Comme, d'ailleurs, je lis dans l'ouvragé de M. WÏTZ , que M. PÉTRÉANO produit le cheval-heure avec 500 grammes environ d'Alcool, tandis que M. RINGELMANN l'a obtenu, de son côté, avec 330 grammes de gazoline, j'en conclus que point n'est besoin d'un poids d'Alcool double de celui de l'essence, mais seulement dans un rapport égal à 500/330 = 1.50; par conséquent, le poids d'air nécessaire à la combustion complète de ce poids d'Alcool ne sera que les 3/4 de celui que demandent les 330 grammes de gazoline, et j'arrive, tout doucement, à cette conclusion que le Moteur à Alcool, loin d'être plus encombrant que le Moteur à essence, le serait plutôt moins.

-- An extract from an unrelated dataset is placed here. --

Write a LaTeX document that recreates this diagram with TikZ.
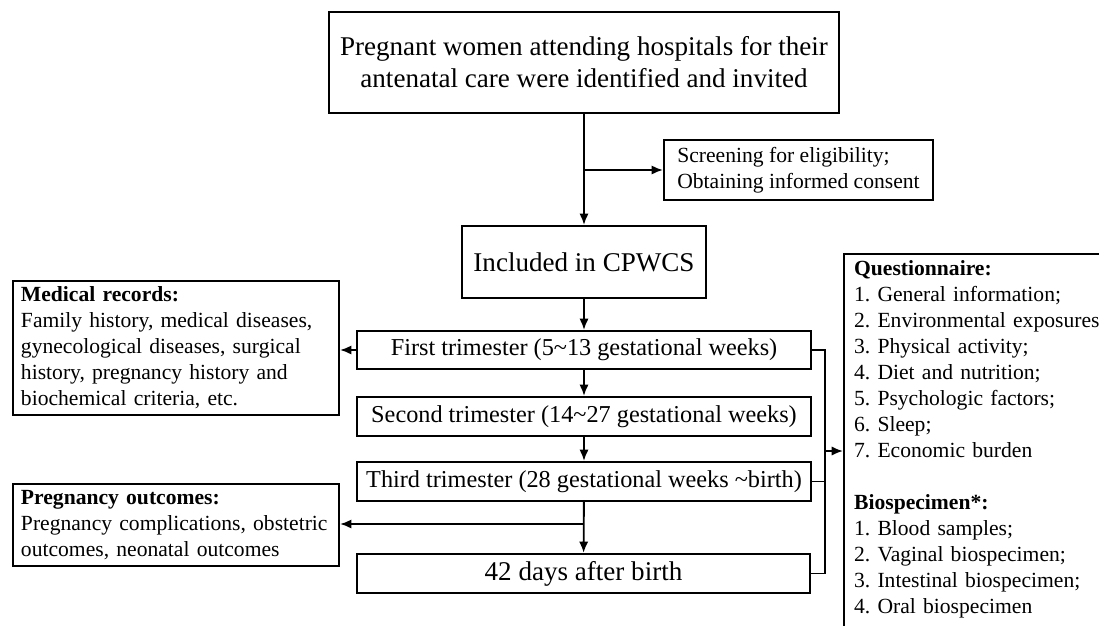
\documentclass[tikz,border=0pt]{standalone}
\usepackage{fontspec}
\setmainfont{Liberation Serif}
\frenchspacing
\usetikzlibrary{arrows.meta}
\tikzset{
  box/.style={draw, line width=1.7pt, inner sep=0pt, align=center},
  lbox/.style={draw, line width=1.7pt, inner xsep=6pt, inner ysep=0pt, align=left,
     font=\fontsize{16}{19.5}\selectfont},
  big/.style={font=\fontsize{20.3}{24}\selectfont},
  mid/.style={font=\fontsize{18.2}{22}\selectfont},
  small/.style={font=\fontsize{16.2}{19.5}\selectfont},
  conn/.style={line width=1.4pt},
  arr/.style={conn, -{Latex[length=8.5pt,width=7pt]}},
}
\begin{document}
\begin{tikzpicture}[x=0.75pt,y=-0.75pt]
\useasboundingbox (0,0) rectangle (1099,625);
\clip (0,0) rectangle (1099,625);
\node[box,big,minimum width=382.5pt,minimum height=75.75pt] (top) at (584,62.5)
  {Pregnant women attending hospitals for their\\antenatal care were identified and invited};
\node[box,small,align=left,minimum width=201.75pt,minimum height=45pt] (scr) at (798.5,170)
  {Screening for eligibility;\\Obtaining informed consent\hspace{3pt}};
\node[box,big,minimum width=183pt,minimum height=54pt] (inc) at (584,262) {Included in CPWCS};
\node[box,mid,minimum width=340.5pt,minimum height=28.5pt] (t1) at (584,350) {First trimester (5\char"007E 13 gestational weeks)};
\node[box,mid,minimum width=340.5pt,minimum height=29.25pt] (t2) at (584,416.5) {Second trimester (14\char"007E 27 gestational weeks)};
\node[box,mid,minimum width=340.5pt,minimum height=29.25pt] (t3) at (584,481.5) {Third trimester (28 gestational weeks \char"007E birth)};
\node[box,big,minimum width=339.75pt,minimum height=29.25pt] (d42) at (583.5,573.5) {42 days after birth};
\node[lbox,small,minimum width=244.5pt,minimum height=100.5pt,text width=232.5pt] (med) at (176,348)
  {\textbf{Medical records:}\\Family history, medical diseases,\\gynecological diseases, surgical\\history, pregnancy history and\\biochemical criteria, etc.};
\node[lbox,small,minimum width=244.5pt,minimum height=61.5pt,text width=232.5pt] (out) at (176,525)
  {\textbf{Pregnancy outcomes:}\\Pregnancy complications, obstetric\\outcomes, neonatal outcomes};
\node[lbox,small,anchor=north west,inner xsep=7.5pt,inner ysep=5pt,text width=200pt] (q) at (843,253)
  {\textbf{Questionnaire:}\\1. General information;\\2. Environmental exposures;\\3. Physical activity;\\4. Diet and nutrition;\\5. Psychologic factors;\\6. Sleep;\\7. Economic burden\\[19.5pt]\textbf{Biospecimen*:}\\1. Blood samples;\\2. Vaginal biospecimen;\\3. Intestinal biospecimen;\\4. Oral biospecimen\\[20pt]\mbox{}};
\coordinate (b1) at (584,170);
\coordinate (b2) at (584,524);
\coordinate (rx) at (825,451);
\draw[arr] (top) -- (inc);
\draw[arr] (b1) -- (scr.west |- b1);
\draw[arr] (inc) -- (t1);
\draw[arr] (t1) -- (t2);
\draw[arr] (t2) -- (t3);
\draw[arr] (t3) -- (d42);
\draw[arr] (b2) -- (out.east |- b2);
\draw[arr] (t1.west) -- (med.east |- t1.west);
\draw[conn] (t1.east) -| (rx) |- (d42.east);
\draw[conn] (t3.east) -- (rx |- t3.east);
\draw[arr] (rx) -- (q.west |- rx);
\end{tikzpicture}
\end{document}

D'autant plus qu'il faut considérer encore que la combustion de l'essence à peu près réalisée dans les moteurs fixes, tels que ceux qui ont servi aux précédentes expériences, se fait beaucoup moins bien dans les Moteurs de voitures.

Il ressort en effet des expériences du Concours de Fiacres (auxquelles M. HOSPITALIER a pris une part qui a été remarquée) que le cheval-heure du Fiacre PEUGEOT à pétrole (N° 12) est revenu à 40 centimes (à Paris), ce qui correspond, non plus à 330, mais à 460 grammes de gazoline par cheval-heure, dont la combustion a nécessité l'admission dans les cylindres, d'une quantité d'air presque double de celle suffisante pour brûler 500 grammes d'alcool.

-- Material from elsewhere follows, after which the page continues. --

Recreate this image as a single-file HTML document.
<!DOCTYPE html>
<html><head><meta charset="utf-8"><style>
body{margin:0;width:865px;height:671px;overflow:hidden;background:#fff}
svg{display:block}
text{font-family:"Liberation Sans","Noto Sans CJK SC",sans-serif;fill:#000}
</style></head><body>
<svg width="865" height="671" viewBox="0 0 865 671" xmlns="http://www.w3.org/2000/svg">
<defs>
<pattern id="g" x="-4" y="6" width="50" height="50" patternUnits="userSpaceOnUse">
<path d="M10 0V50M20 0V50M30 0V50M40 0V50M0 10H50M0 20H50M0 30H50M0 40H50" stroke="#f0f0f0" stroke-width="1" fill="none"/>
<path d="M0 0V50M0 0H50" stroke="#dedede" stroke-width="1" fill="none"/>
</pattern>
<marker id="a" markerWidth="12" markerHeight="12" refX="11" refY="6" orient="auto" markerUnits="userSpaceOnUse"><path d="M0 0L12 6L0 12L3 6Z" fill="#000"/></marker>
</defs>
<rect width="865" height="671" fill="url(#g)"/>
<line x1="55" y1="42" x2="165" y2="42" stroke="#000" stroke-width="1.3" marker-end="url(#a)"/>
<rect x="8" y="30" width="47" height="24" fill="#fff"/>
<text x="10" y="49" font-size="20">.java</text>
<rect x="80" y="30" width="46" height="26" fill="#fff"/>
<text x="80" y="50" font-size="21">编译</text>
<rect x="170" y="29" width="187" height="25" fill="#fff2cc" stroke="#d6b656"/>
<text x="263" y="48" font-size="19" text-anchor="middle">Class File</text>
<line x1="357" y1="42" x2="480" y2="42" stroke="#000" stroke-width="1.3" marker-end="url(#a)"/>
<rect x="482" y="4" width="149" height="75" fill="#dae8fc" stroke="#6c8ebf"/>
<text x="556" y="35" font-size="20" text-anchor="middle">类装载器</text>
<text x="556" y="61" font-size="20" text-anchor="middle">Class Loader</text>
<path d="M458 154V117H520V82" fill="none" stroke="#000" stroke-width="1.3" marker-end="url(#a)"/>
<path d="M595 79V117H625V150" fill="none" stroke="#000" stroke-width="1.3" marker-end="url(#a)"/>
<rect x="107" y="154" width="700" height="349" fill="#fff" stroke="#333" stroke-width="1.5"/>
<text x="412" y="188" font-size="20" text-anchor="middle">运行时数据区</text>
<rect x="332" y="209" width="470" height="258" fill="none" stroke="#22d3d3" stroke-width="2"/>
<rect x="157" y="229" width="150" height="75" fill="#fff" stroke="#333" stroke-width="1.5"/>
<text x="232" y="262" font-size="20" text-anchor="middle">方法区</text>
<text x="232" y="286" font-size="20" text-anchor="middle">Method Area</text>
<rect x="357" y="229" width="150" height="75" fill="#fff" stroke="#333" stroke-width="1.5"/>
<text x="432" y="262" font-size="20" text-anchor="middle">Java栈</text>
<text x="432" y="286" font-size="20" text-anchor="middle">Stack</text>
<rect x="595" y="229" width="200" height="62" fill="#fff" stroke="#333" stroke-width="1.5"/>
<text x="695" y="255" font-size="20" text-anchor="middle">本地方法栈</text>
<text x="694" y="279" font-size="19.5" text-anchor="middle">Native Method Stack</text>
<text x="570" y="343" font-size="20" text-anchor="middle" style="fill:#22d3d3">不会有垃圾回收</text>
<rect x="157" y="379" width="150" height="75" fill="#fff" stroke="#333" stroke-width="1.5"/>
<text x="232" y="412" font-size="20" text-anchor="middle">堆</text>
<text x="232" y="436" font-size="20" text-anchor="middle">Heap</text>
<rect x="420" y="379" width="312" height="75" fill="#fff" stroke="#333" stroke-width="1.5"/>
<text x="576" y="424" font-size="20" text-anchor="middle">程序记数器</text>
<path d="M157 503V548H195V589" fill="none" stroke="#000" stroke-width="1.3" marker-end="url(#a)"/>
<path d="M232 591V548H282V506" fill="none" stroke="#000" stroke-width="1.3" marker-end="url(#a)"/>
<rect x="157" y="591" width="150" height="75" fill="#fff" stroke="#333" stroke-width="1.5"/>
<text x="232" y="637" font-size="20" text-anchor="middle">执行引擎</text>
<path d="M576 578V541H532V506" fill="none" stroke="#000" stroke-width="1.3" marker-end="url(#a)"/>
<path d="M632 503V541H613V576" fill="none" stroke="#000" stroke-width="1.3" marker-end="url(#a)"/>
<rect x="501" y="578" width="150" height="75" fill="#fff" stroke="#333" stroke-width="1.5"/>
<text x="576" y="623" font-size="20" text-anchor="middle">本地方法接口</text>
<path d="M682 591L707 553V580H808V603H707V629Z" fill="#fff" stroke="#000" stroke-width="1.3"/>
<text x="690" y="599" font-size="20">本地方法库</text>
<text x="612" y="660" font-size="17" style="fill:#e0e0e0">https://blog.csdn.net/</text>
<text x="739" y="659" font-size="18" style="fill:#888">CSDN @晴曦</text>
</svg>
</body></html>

Et si, légitimement armé de ces chiffres, j'arrive enfin au calcul des prix de revient, je conclus que, tandis que le prix du cheval-heure essence, dans Paris est de 40 centimes, celui du cheval-heure Alcool sera de 36 centimes (2) ; mais, le cheval heure essence ne coûtera que 30 centimes hors Paris.

Je terminerai en remerciant M. DESJACQUES de la gracieuseté avec laquelle il reconnaît que c'est le Chauffeur qui a attaché ce Grelot : après cela, la constatation, sur laquelle il appuie, que ce n'est pas nous qui le faisons le mieux résonner, n'est pas pour nous déplaire. M. PIERRE GIFFARD a du flair, et sait voir le côté d'où souffle le vent de la réussite : il l'a maintes fois prouvé.



Baron D'ALTEN,
Ingénieur.



(1) M. DESJAQUES me pardonnera la récidive de cet adjectif qu'il a déjà reproché au Chauffeur : mais, je n'en trouve pas d'autre mieux approprié ;
(2) M. ARACHEQUESNE, ingénieur E-C-P, nous apprend, en effet (voir le Vélo du 16 janvier) que l'on peut obtenir l'alcool dénature à 60 centimes le litre par bidon de-25 litres : dès lors, le prix des 500 grammes = 60 x 500 / 834 = 36.